Il convient cependant, pour serrer la question d’aussi près que possible, de faire une double observation. La première, c’est que les listes d’indigens à Paris et à Londres ne sont pas dressées de la même manière. Tandis qu’à Paris l’inscription s’opère, ainsi que nous l’avons vu, d’après des règles fixes, à Londres elle est laissée à l’appréciation du bureau des administrateurs (board of guardians) de chaque workhouse ; de sorte que telle famille d’indigens qui serait admise aux secours publics à Paris pourrait, à la rigueur, se les voir refuser à Londres.
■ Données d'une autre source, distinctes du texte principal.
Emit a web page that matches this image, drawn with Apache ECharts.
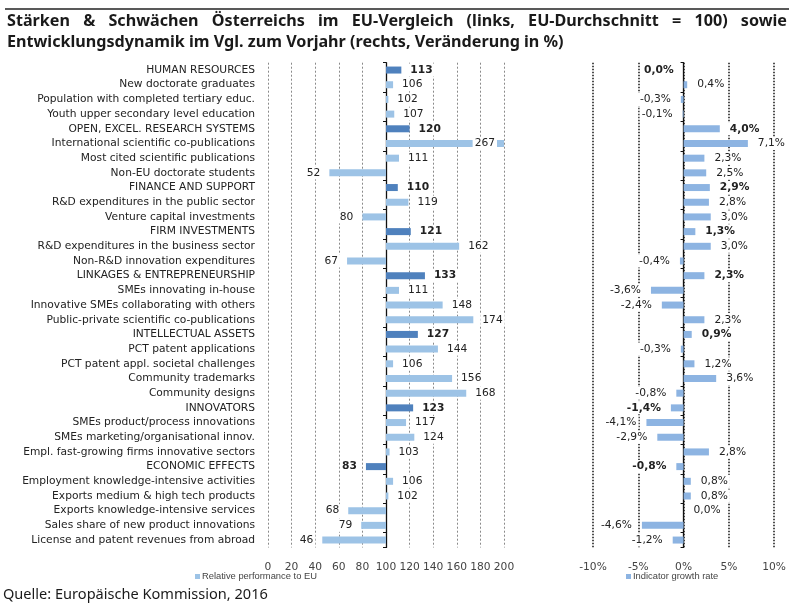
<!DOCTYPE html>
<html><head><meta charset="utf-8">
<script src="https://cdn.jsdelivr.net/npm/echarts@6/dist/echarts.min.js"></script>
<style>html,body{margin:0;padding:0;background:#fff}#c{width:789px;height:603px}</style>
</head><body><div id="c"></div><script>
const categories = [
  'HUMAN RESOURCES','New doctorate graduates','Population with completed tertiary educ.','Youth upper secondary level education',
  'OPEN, EXCEL. RESEARCH SYSTEMS','International scientific co-publications','Most cited scientific publications','Non-EU doctorate students',
  'FINANCE AND SUPPORT','R&D expenditures in the public sector','Venture capital investments',
  'FIRM INVESTMENTS','R&D expenditures in the business sector','Non-R&D innovation expenditures',
  'LINKAGES & ENTREPRENEURSHIP','SMEs innovating in-house','Innovative SMEs collaborating with others','Public-private scientific co-publications',
  'INTELLECTUAL ASSETS','PCT patent applications','PCT patent appl. societal challenges','Community trademarks','Community designs',
  'INNOVATORS','SMEs product/process innovations','SMEs marketing/organisational innov.','Empl. fast-growing firms innovative sectors',
  'ECONOMIC EFFECTS','Employment knowledge-intensive activities','Exports medium & high tech products','Exports knowledge-intensive services',
  'Sales share of new product innovations','License and patent revenues from abroad'
];
const relativePerformance = [113,106,102,107, 120,267,111,52, 110,119,80, 121,162,67, 133,111,148,174, 127,144,106,156,168, 123,117,124,103, 83,106,102,68,79,46];
const growthRate = [-0.0,0.4,-0.3,-0.1, 4.0,7.1,2.3,2.5, 2.9,2.8,3.0, 1.3,3.0,-0.4, 2.3,-3.6,-2.4,2.3, 0.9,-0.3,1.2,3.6,-0.8, -1.4,-4.1,-2.9,2.8, -0.8,0.8,0.8,0.0,-4.6,-1.2];
const leftTickLabels = ['0','20','40','60','80','100','120','140','160','180','200'];
const rightTickLabels = ['-10%','-5%','0%','5%','10%'];
const legendNames = ['Relative performance to EU','Indicator growth rate'];
const titleLine1 = 'Stärken & Schwächen Österreichs im EU-Vergleich (links, EU-Durchschnitt = 100) sowie';
const titleLine2 = 'Entwicklungsdynamik im Vgl. zum Vorjahr (rechts, Veränderung in %)';
const sourceText = 'Quelle: Europäische Kommission, 2016';

const FONT = 'DejaVu Sans';
const LFONT = 'Liberation Sans';
const TFONT = 'Noto Sans';
const DARK = '#4f81bd', LIGHT = '#9dc3e6', RIGHTC = '#8db4e2';
const isHeader = c => c === c.toUpperCase();
const isNeg = v => v < 0 || Object.is(v, -0);

const ctx = document.createElement('canvas').getContext('2d');
function tw(t, font){ ctx.font = font; return ctx.measureText(t).width; }
function fitSize(t, weight, fam, target){
  const w = tw(t, weight + ' 20px "' + fam + '"');
  return 20 * target / w;
}

// Title
const tSize = fitSize(titleLine2, 'bold', TFONT, 557);
const tFont = 'bold ' + tSize.toFixed(2) + 'px "' + TFONT + '"';
const graphics = [];
graphics.push({type:'line', shape:{x1:5,y1:9,x2:789,y2:9}, style:{stroke:'#222', lineWidth:1.5}});
const words = titleLine1.split(' ');
const wWidths = words.map(w => tw(w, tFont));
const x0 = 7, x1 = 787;
const gap = (x1 - x0 - wWidths.reduce((a,b)=>a+b,0)) / (words.length - 1);
let cx = x0;
words.forEach((w,i) => {
  graphics.push({type:'text', x:cx, y:21, style:{text:w, font:tFont, fill:'#1a1a1a', align:'left', verticalAlign:'middle'}});
  cx += wWidths[i] + gap;
});
graphics.push({type:'text', x:x0, y:42, style:{text:titleLine2, font:tFont, fill:'#1a1a1a', align:'left', verticalAlign:'middle'}});
const sSize = fitSize(sourceText, 'normal', TFONT, 265);
graphics.push({type:'text', x:3, y:595, style:{text:sourceText, font:'normal ' + sSize.toFixed(2) + 'px "' + TFONT + '"', fill:'#1a1a1a', align:'left', verticalAlign:'middle'}});

const catSize = fitSize('Population with completed tertiary educ.', 'normal', FONT, 218);
const legSize = fitSize(legendNames[0], 'normal', LFONT, 115);

const leftData = relativePerformance.map((v,i) => {
  const h = isHeader(categories[i]);
  const d = v - 100;
  const over = d > 100;
  return {
    value: d,
    itemStyle: {color: h ? DARK : LIGHT},
    label: {position: over ? 'insideRight' : (d < 0 ? 'left' : 'right'), distance: 7, fontWeight: h ? 'bold' : 'normal'}
  };
});
const rightData = growthRate.map((v,i) => {
  const h = isHeader(categories[i]);
  return {
    value: v,
    label: {position: isNeg(v) ? 'left' : 'right', distance: 8, fontWeight: h ? 'bold' : 'normal'}
  };
});
const fmtPct = v => (isNeg(v) && v !== 0 ? '-' : '') + Math.abs(v).toFixed(1).replace('.', ',') + '%';

const gridTop = 62.7, gridH = 484.7;
const valueLabel = {show:true, fontFamily:FONT, fontSize:catSize, color:'#222', backgroundColor:'#fff', padding:[1,2]};

const option = {
  animation: false,
  backgroundColor: '#fff',
  graphic: graphics,
  grid: [
    {left:268, width:236, top:gridTop, height:gridH},
    {left:593, width:185, top:gridTop, height:gridH}
  ],
  legend: [
    {data:[legendNames[0]], left:195, top:572, icon:'rect', itemWidth:5, itemHeight:5, itemGap:3, padding:0,
     textStyle:{fontFamily:LFONT, fontSize:legSize, color:'#444', padding:[0,0,0,-3]}},
    {data:[legendNames[1]], left:626, top:572, icon:'rect', itemWidth:5, itemHeight:5, itemGap:3, padding:0,
     textStyle:{fontFamily:LFONT, fontSize:legSize, color:'#444', padding:[0,0,0,-3]}}
  ],
  xAxis: [
    {type:'value', gridIndex:0, min:-100, max:100, interval:20,
     axisLine:{show:false}, axisTick:{show:false},
     axisLabel:{fontFamily:FONT, fontSize:catSize, color:'#444', margin:14, formatter: v => leftTickLabels[Math.round((v+100)/20)]},
     splitLine:{show:true, lineStyle:{color:'#8a8a8a', type:[2,2], width:1}}},
    {type:'value', gridIndex:1, min:-10, max:10, interval:5,
     axisLine:{show:false}, axisTick:{show:false},
     axisLabel:{fontFamily:FONT, fontSize:catSize, color:'#444', margin:14, formatter: v => rightTickLabels[Math.round((v+10)/5)]},
     splitLine:{show:true, lineStyle:{color:'#222', type:[1.5,1.5], width:1.6}}}
  ],
  yAxis: [
    {type:'category', gridIndex:0, data:categories, inverse:true, position:'left',
     axisLine:{show:false, onZero:false}, axisTick:{show:false},
     axisLabel:{fontFamily:FONT, fontSize:catSize, color:'#222', margin:13, interval:0}},
    {type:'category', gridIndex:0, data:categories, inverse:true, position:'left',
     axisLine:{show:true, onZero:true, lineStyle:{color:'#111', width:1.3}},
     axisTick:{show:true, length:3, lineStyle:{color:'#111'}}, axisLabel:{show:false}},
    {type:'category', gridIndex:1, data:categories, inverse:true, position:'left',
     axisLine:{show:true, onZero:true, lineStyle:{color:'#111', width:1.3}},
     axisTick:{show:true, length:3, lineStyle:{color:'#111'}}, axisLabel:{show:false}}
  ],
  series: [
    {name:legendNames[0], type:'bar', xAxisIndex:0, yAxisIndex:1, barWidth:7, data:leftData,
     itemStyle:{color:LIGHT},
     label:Object.assign({}, valueLabel, {formatter: p => String(relativePerformance[p.dataIndex])})},
    {name:legendNames[1], type:'bar', xAxisIndex:1, yAxisIndex:2, barWidth:7, data:rightData,
     itemStyle:{color:RIGHTC},
     label:Object.assign({}, valueLabel, {formatter: p => fmtPct(growthRate[p.dataIndex])})}
  ]
};
const chart = echarts.init(document.getElementById('c'));
chart.setOption(option);
</script></body></html>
Mais ce n’est pas, en tout cas, un resserrement dans les libéralités de la charité publique qui a amené la réduction du nombre des indigens inscrits, puisque la somme distribuée d’après les comptes de la dernière année financière s’est élevée à 1,806,637 livres sterling, soit un million de plus qu’en 1861[1]. Toutefois je devais faire cette première observation, car, pour que les comparaisons de chiffres aient une valeur absolue, il faut qu’ils soient établis identiquement de la même manière. La seconde observation, c’est qu’en cette matière les chiffres ne sont pas tout, et qu’à côté du chiffre il faut aussi, si j’ose ainsi parler, apprécier la qualité de la misère. Or il est certain qu’à Londres, les victimes de la misère paraissent atteintes plus profondément qu’à Paris. Quelle qu’en soit la cause, le pauvre et surtout la pauvresse de Londres, cet être dont le roman, le théâtre et la peinture se sont emparés, est plus dégradé d’aspect, de mœurs, de sentimens qu’il ne l’est à Paris. Quiconque a visité Londres conserve sur ce point des impressions contre lesquelles aucune statistique ne saurait prévaloir. Mais, laissant de côté toute idée de comparaison, cette diminution du paupérisme à Londres n’en est pas moins un fait très remarquable. La même décroissance est observée au reste dans toute l’Angleterre. En 1849, la population de l’Angleterre était de 17,534,000 habitans, et le chiffre des pauvres atteignait à 1,088, 659 habitans, soit environ 6 pour 100. Vingt-deux ans plus tard, en 1871, année où cependant la misère a été très grande partout, tandis que la population s’élevait à 22,704,108, le nombre des indigens ne dépassait pas 1,037,360, soit de 4.6 pour 100. En

  1. Peut-être aussi faut-il tenir compte d’une certaine répugnance des pauvres de Londres pour la charité publique qui les ferait s’adresser de préférence à la charité privée. Je crois ne de voir négliger aucune explication, car j’ai peine à croire moi-même que la proportion véritable des pauvres à Londres et à Paris puisse être du simple au double.